I did this event last night (fun, nice people) and I was asked about how the press should deal with the DNC leaks.
Anyway, my basic position is that this type of hack(or however the emails were obtained)/leak generally doesn't rise to the level of newsworthy and in the public interest which would in any way justify the means that they were obtained. Sure there are some interesting things, but I haven't seen much that rises above the level of gossip. Anyone taking an absolutist position against obtaining information through nefarious means is taking a position against journalism, really, but that doesn't mean all information just wants to be free and any nefarious means is always justified.
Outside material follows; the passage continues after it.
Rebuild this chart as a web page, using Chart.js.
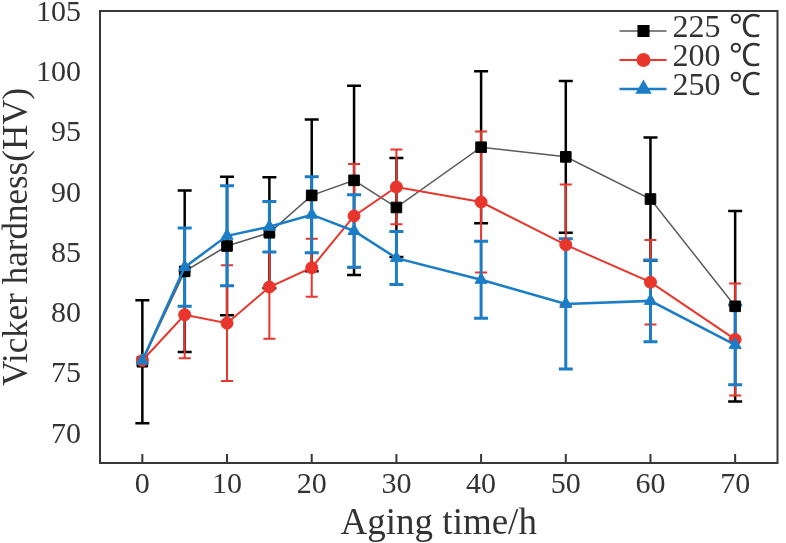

However, they are, as Cokie says, out there. You can't put that toothpaste back in the tube. They're going to be disseminated and seen and spun by crappy news outlets and stupid bloggers and partisan entities which are trying to make a shiny enough soccer ball so that if they kick it the rest of the press will follow. And context really matters for a big data dump of emails. For example, the internal discussions of political campaigns and the relationships between campaign people and reporters is not something people understand very well if they've never done it. Things can easily be painted as somehow "corrupt" and the press can be portrayed as being "complicit" in something when it's actually just perfectly standard behavior. You know, things like journalists contacting a campaign to comment on something can be seen as the journalists coordinating with a campaign or warning them about a story that's coming, when in fact it's just good journalistic practice.
So even if the stuff in the leaks isn't really newsworthy, journalists who do understand this stuff should take a look at it and provide the proper explanation and context. There's a big history of portraying perfectly normal political actions by the Clintons as somehow being deviant and corrupt, when they're just standard operating procedures. They're just what everybody does. Things like "campaign tries to forge good relations with members of the press" or "campaign plots strategy months in advance" are normal. Maybe some of it's gross, maybe normal is gross, but it doesn't say anything specific about the Clinton campaign other than they're playing the game as it is played.
tl;dr: can't ignore the leaks, this is an area political journalists should have knowledge of and expertise in, so they should use that to explain them.